One passenger, Ranjan Mohanty, described how he was sleeping and was then suddenly flung to the floor of the train.
"It was horrific and frightening. I was among the lucky ones to have escaped narrowly," Mohanty told PTI.
Annual massacre
The train came off the track nearly 160 kilometres (100 miles) from Visakhapatnam, the nearest city to the accident site.
Railway Minister Suresh Prabhu announced compensation of 200,000 rupees ($2,936) for the relatives of the dead and 50,000 rupees for those injured.
India's railway network is still the main form of long-distance travel in the vast country, but it is poorly funded and deadly accidents often occur.
On Friday 10 coaches of an express train were derailed in the western state of Rajasthan, leaving many passengers with minor injuries.
Last month two people were killed and dozens injured after another train derailed in the north.
In 2014 an express train ploughed into a stationary freight train, killing 26.
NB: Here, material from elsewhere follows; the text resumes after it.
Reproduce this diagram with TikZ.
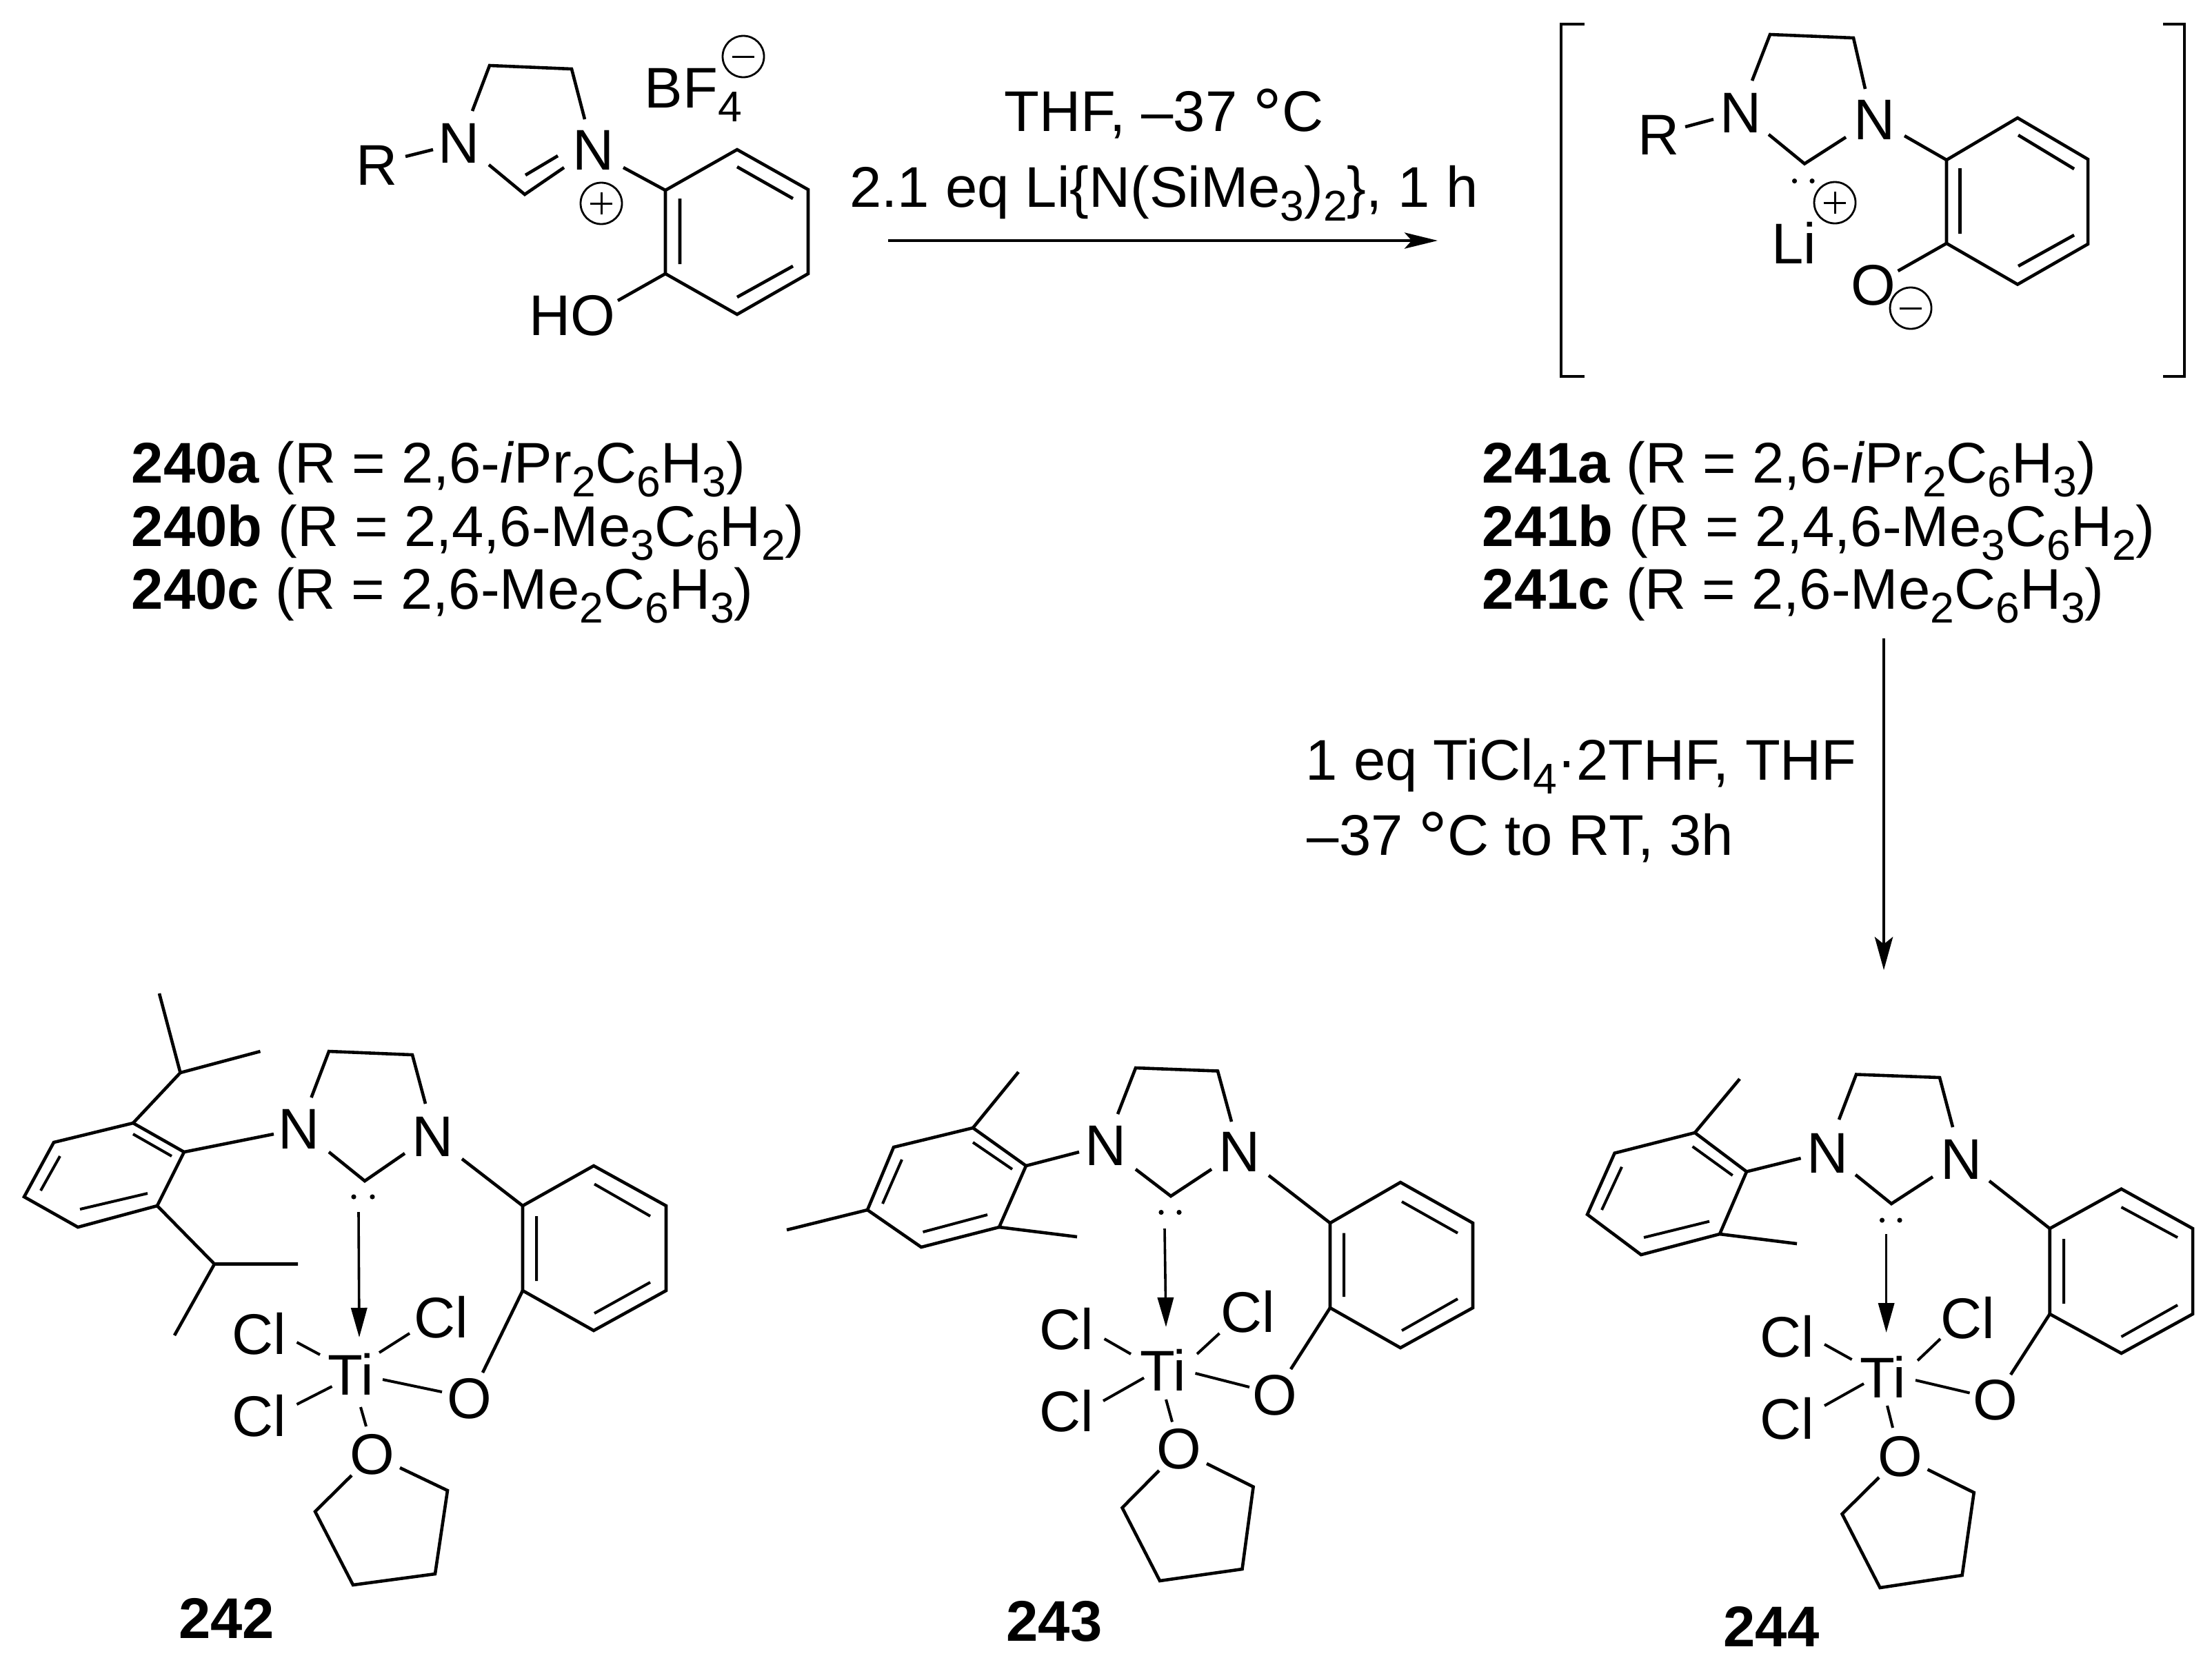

A 2012 government report said almost 15,000 people were killed every year on India's railways and described the loss of life as an annual "massacre".
Prime Minister Narendra Modi's government has pledged to invest $137 billion over five years to modernise the crumbling railways, making them safer, faster and more efficient.
"My thoughts are with those who lost their loved ones... the tragedy is saddening," the prime minister said on Twitter.
His government has signed numerous deals with private companies to upgrade the network.
Japan has agreed to provide $12 billion in soft loans to build India's first bullet train, though plans remain in their infancy.